→ INPUT RECORDS
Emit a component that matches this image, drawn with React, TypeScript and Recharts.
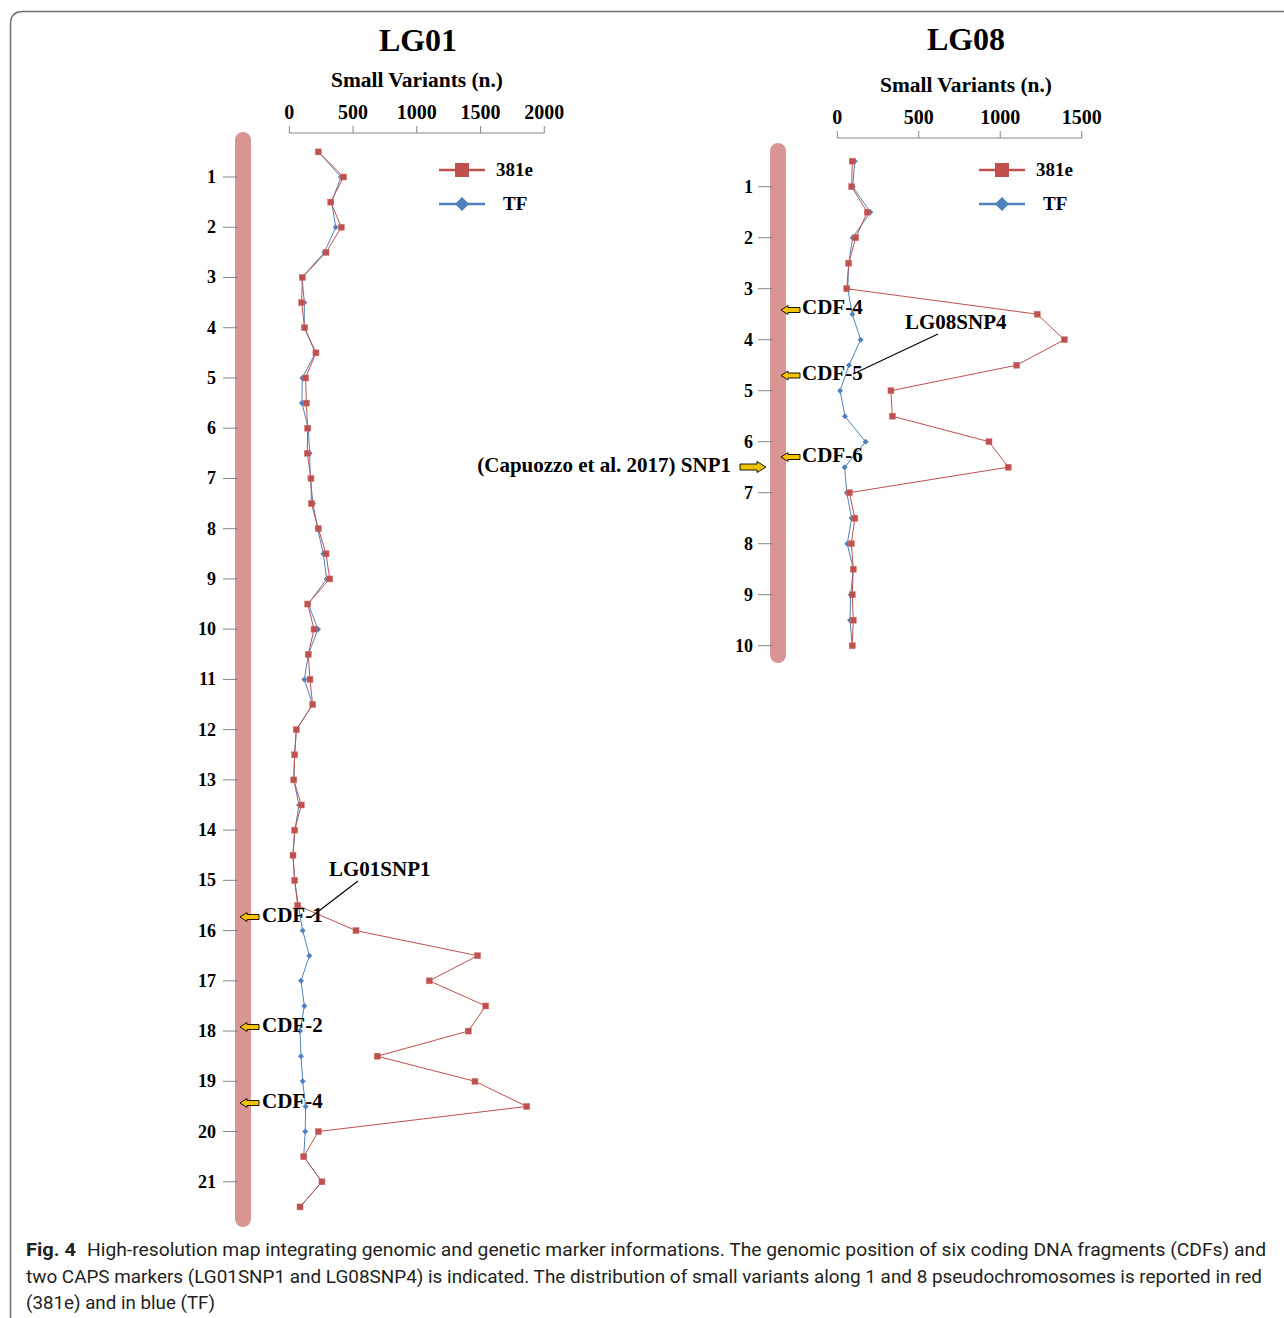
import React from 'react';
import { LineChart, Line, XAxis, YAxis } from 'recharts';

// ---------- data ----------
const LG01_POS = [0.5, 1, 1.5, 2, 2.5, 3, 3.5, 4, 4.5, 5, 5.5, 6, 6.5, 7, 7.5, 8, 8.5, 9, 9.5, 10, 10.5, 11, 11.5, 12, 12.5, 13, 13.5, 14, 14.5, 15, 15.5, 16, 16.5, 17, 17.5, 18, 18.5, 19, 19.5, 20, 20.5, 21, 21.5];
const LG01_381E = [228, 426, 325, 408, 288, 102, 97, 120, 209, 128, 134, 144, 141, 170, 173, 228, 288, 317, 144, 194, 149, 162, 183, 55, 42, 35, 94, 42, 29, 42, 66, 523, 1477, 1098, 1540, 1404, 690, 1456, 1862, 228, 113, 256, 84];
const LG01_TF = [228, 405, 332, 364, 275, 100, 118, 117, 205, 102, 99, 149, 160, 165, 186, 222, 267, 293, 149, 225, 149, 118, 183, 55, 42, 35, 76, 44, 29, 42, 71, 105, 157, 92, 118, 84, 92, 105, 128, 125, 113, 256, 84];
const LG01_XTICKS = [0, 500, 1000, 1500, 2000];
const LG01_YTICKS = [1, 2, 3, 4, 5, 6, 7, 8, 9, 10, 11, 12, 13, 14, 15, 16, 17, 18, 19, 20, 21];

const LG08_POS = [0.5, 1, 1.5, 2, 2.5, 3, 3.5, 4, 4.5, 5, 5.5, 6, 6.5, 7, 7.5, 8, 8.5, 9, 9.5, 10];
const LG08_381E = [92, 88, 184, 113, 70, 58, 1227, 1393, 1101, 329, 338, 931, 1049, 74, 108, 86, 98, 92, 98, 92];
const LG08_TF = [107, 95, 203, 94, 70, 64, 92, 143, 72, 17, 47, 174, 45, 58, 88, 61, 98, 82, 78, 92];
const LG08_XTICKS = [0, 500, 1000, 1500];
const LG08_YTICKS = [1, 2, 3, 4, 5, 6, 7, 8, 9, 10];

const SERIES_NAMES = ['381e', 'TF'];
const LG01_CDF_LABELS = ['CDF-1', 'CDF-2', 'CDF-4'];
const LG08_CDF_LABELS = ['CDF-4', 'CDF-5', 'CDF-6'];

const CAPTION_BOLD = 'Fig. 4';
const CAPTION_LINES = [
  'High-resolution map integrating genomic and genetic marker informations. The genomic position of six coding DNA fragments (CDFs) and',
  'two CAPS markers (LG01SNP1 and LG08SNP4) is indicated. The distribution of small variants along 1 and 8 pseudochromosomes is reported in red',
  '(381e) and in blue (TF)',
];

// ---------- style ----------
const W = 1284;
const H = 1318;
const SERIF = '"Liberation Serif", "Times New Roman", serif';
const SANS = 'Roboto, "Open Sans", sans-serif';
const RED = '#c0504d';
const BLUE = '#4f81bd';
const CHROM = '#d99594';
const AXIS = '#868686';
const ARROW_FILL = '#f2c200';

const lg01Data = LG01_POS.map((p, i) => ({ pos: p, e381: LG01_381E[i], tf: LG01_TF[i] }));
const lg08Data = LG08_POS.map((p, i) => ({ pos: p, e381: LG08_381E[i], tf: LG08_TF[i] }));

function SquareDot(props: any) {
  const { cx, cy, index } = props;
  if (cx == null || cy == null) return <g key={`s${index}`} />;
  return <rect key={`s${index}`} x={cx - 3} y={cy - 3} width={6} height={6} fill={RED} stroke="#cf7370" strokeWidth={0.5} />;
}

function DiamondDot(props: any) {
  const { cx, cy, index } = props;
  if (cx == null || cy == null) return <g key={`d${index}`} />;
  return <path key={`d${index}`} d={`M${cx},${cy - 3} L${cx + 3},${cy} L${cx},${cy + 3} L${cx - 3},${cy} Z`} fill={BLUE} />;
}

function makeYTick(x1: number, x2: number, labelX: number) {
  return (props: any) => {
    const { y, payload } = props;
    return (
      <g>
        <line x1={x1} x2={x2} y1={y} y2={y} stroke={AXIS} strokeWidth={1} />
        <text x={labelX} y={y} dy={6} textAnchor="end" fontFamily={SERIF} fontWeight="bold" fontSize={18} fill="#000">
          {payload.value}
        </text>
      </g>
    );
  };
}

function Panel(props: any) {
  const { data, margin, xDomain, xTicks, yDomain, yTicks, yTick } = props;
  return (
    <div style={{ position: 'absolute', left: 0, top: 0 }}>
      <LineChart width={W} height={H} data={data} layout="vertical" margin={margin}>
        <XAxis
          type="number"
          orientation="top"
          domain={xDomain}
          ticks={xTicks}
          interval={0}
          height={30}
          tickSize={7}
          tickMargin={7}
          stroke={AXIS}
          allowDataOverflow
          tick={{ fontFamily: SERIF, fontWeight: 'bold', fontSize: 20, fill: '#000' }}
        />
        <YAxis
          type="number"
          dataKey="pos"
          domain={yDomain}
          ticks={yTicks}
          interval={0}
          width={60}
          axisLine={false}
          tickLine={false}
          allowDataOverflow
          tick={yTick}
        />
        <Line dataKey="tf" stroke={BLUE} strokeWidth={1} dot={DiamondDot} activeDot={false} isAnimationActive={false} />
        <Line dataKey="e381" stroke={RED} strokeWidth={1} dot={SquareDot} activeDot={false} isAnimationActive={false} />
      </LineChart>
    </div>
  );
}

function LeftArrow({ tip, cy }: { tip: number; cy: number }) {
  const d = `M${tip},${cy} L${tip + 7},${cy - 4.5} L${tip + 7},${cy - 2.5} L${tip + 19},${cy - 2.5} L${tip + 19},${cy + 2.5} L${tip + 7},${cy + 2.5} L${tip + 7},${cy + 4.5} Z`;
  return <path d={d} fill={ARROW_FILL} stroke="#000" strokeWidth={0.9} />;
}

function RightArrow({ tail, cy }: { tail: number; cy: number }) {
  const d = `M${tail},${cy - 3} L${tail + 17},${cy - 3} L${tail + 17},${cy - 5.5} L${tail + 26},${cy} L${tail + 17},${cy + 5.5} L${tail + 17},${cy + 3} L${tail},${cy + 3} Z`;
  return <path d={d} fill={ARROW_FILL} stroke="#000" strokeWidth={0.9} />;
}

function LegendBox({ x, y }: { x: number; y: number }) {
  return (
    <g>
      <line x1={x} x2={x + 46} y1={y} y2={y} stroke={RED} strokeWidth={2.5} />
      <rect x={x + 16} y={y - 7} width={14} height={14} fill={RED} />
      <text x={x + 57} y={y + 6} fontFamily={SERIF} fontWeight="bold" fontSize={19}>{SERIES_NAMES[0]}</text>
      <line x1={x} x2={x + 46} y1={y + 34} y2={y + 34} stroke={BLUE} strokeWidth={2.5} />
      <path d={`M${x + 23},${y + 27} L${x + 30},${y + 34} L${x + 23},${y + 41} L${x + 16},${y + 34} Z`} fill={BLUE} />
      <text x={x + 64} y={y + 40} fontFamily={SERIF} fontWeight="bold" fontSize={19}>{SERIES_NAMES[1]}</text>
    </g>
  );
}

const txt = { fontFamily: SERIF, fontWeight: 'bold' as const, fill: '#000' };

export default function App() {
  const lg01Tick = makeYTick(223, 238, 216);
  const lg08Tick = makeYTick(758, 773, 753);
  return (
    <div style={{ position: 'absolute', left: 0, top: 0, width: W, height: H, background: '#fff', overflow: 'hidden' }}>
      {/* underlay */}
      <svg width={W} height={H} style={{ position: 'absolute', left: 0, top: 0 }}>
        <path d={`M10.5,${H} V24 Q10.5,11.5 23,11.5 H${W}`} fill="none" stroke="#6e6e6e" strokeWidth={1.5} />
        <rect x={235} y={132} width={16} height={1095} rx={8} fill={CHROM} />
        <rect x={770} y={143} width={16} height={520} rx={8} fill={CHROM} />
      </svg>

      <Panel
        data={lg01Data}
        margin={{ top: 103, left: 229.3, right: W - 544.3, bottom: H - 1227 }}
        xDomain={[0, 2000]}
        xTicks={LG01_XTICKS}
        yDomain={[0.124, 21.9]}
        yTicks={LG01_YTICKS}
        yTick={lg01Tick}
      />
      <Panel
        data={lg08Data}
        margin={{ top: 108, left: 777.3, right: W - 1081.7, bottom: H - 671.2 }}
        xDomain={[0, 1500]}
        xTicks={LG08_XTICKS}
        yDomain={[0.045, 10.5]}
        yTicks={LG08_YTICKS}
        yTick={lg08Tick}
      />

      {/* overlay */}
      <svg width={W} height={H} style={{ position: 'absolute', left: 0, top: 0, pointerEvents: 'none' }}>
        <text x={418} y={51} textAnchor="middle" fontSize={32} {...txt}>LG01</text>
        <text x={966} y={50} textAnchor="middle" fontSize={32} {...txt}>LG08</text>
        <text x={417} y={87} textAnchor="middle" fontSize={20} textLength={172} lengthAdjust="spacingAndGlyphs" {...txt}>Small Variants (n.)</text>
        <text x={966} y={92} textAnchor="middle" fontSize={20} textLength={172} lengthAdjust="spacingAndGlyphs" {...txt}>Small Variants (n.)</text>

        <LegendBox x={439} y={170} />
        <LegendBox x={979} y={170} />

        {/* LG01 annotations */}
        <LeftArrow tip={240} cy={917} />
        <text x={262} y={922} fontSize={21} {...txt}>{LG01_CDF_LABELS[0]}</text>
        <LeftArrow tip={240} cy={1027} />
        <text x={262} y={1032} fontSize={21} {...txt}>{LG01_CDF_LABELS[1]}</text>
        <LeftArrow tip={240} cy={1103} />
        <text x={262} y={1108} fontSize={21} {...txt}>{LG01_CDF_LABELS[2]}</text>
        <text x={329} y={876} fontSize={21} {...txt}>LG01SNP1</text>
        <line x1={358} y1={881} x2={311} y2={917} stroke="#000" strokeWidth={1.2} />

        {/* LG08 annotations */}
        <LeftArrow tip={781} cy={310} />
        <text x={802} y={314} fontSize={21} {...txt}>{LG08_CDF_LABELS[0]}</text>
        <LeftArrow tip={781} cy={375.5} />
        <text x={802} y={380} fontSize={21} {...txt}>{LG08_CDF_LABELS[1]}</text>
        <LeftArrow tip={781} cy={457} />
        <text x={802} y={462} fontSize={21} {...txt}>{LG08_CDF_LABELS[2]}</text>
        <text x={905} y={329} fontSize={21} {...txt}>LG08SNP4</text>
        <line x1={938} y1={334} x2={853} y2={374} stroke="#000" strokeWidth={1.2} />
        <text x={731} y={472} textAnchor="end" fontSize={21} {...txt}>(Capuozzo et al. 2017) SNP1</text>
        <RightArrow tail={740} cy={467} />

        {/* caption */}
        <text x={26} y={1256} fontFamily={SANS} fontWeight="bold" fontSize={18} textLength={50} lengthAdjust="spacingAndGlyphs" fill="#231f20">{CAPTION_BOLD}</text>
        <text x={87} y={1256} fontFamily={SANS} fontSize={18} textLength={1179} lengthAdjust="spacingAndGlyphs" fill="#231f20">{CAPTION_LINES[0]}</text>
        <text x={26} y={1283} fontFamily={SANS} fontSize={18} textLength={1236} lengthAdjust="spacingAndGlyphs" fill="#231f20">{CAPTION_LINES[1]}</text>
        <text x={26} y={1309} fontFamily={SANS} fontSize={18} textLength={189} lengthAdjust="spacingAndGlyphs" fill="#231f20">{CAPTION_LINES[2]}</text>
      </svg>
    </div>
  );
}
--
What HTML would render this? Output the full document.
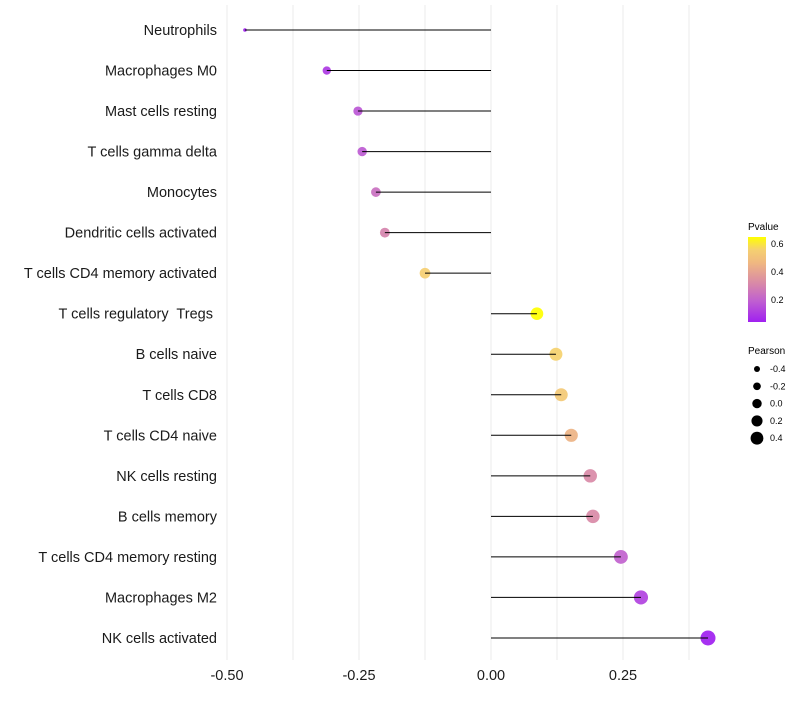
...
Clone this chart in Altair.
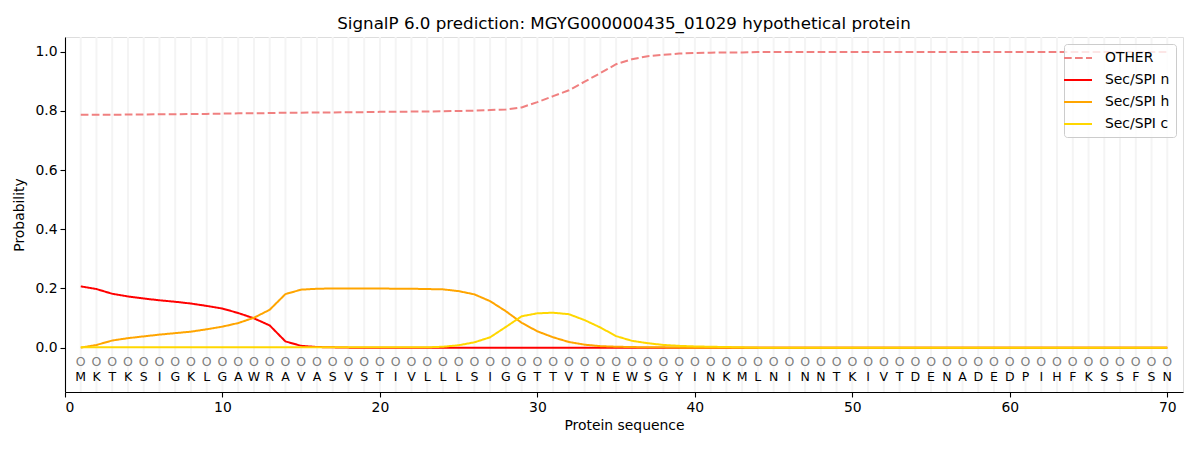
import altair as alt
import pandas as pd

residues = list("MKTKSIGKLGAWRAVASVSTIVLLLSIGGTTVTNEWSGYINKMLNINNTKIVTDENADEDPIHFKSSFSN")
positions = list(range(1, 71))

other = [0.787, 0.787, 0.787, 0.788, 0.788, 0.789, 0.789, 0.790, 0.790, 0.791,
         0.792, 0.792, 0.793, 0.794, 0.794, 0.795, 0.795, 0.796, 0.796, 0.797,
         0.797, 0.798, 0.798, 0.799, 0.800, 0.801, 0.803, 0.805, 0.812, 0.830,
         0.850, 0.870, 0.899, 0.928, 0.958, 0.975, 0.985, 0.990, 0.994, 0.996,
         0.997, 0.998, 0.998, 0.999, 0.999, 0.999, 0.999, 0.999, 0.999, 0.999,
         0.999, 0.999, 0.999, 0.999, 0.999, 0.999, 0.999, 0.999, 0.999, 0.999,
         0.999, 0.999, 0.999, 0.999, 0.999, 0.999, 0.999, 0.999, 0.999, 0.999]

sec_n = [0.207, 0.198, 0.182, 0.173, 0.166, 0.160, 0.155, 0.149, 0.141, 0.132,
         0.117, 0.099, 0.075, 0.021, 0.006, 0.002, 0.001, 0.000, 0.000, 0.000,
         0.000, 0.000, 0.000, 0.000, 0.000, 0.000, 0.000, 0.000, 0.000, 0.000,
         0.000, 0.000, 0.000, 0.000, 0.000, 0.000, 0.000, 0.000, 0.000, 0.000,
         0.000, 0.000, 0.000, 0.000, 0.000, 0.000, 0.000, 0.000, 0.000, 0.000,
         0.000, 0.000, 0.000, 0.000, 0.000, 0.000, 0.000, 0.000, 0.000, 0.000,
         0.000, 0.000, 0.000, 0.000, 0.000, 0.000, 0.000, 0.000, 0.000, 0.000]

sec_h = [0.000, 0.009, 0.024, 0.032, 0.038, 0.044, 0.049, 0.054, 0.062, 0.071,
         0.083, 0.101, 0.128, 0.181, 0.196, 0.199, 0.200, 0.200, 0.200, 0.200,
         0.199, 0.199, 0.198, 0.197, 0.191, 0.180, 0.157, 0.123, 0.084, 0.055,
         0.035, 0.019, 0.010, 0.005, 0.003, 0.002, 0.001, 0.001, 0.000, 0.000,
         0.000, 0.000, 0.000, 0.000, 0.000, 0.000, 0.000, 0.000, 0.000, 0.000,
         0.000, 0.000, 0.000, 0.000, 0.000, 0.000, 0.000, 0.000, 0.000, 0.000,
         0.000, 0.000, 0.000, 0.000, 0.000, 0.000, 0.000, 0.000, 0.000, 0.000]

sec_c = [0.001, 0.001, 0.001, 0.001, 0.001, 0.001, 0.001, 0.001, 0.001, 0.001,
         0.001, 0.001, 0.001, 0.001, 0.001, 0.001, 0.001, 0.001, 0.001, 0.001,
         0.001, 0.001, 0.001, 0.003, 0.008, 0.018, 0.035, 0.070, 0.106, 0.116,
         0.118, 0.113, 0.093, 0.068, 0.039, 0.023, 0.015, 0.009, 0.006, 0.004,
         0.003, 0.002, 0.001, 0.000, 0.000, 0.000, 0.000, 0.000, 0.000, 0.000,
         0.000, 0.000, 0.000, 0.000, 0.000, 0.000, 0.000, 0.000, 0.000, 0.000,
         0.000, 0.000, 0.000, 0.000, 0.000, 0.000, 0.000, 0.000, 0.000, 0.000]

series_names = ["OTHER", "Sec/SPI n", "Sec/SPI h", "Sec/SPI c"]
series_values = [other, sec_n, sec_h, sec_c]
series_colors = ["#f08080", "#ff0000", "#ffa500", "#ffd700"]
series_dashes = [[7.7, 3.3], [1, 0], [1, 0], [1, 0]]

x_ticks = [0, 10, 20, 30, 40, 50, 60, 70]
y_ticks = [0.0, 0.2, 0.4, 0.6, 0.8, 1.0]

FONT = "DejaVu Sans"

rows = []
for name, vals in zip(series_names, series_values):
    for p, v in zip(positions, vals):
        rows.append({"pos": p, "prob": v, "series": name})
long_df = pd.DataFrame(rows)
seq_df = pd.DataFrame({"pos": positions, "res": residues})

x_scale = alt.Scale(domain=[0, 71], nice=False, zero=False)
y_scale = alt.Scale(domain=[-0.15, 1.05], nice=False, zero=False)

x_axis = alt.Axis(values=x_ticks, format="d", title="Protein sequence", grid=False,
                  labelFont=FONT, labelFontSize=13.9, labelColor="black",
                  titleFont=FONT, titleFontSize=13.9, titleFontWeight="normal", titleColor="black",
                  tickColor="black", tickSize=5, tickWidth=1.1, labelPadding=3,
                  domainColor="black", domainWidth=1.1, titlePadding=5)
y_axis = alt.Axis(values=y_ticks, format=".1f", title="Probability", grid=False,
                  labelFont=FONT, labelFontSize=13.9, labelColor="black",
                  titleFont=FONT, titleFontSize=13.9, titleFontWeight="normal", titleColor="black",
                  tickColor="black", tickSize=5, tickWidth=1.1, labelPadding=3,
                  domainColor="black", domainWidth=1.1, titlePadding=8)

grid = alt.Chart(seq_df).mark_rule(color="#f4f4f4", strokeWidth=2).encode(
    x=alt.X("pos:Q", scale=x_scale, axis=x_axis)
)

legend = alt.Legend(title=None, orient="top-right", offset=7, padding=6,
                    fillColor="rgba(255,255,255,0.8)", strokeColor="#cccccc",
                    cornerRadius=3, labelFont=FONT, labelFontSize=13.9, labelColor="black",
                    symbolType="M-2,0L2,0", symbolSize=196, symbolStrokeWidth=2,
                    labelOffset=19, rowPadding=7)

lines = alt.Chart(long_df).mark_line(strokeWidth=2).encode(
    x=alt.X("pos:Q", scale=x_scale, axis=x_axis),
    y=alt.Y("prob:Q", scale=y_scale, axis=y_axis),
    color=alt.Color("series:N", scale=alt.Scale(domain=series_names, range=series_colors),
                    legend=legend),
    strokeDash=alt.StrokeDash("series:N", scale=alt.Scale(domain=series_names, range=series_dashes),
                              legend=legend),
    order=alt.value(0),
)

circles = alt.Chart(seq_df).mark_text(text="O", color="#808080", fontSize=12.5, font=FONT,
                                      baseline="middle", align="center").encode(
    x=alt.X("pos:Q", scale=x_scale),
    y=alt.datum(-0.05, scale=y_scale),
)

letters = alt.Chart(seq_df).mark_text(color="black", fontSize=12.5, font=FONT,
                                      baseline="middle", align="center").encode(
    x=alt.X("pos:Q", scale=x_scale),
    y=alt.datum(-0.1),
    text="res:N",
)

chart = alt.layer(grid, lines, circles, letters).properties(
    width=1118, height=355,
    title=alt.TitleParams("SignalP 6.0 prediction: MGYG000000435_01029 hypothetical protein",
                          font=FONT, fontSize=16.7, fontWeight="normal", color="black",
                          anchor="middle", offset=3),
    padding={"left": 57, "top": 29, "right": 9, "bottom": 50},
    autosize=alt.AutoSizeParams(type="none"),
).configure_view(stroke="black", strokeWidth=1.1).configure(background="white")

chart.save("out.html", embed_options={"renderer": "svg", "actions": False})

→ TASK GOAL
Skip the pictures and repeat, word for word, the lines from the one containing "Clone this chart in Altair." to the one containing "positions = list(range(1, 71))", keeping both of those lines.

→ RESULT OF THE EXERCISE
Clone this chart in Altair.
import altair as alt
import pandas as pd

residues = list("MKTKSIGKLGAWRAVASVSTIVLLLSIGGTTVTNEWSGYINKMLNINNTKIVTDENADEDPIHFKSSFSN")
positions = list(range(1, 71))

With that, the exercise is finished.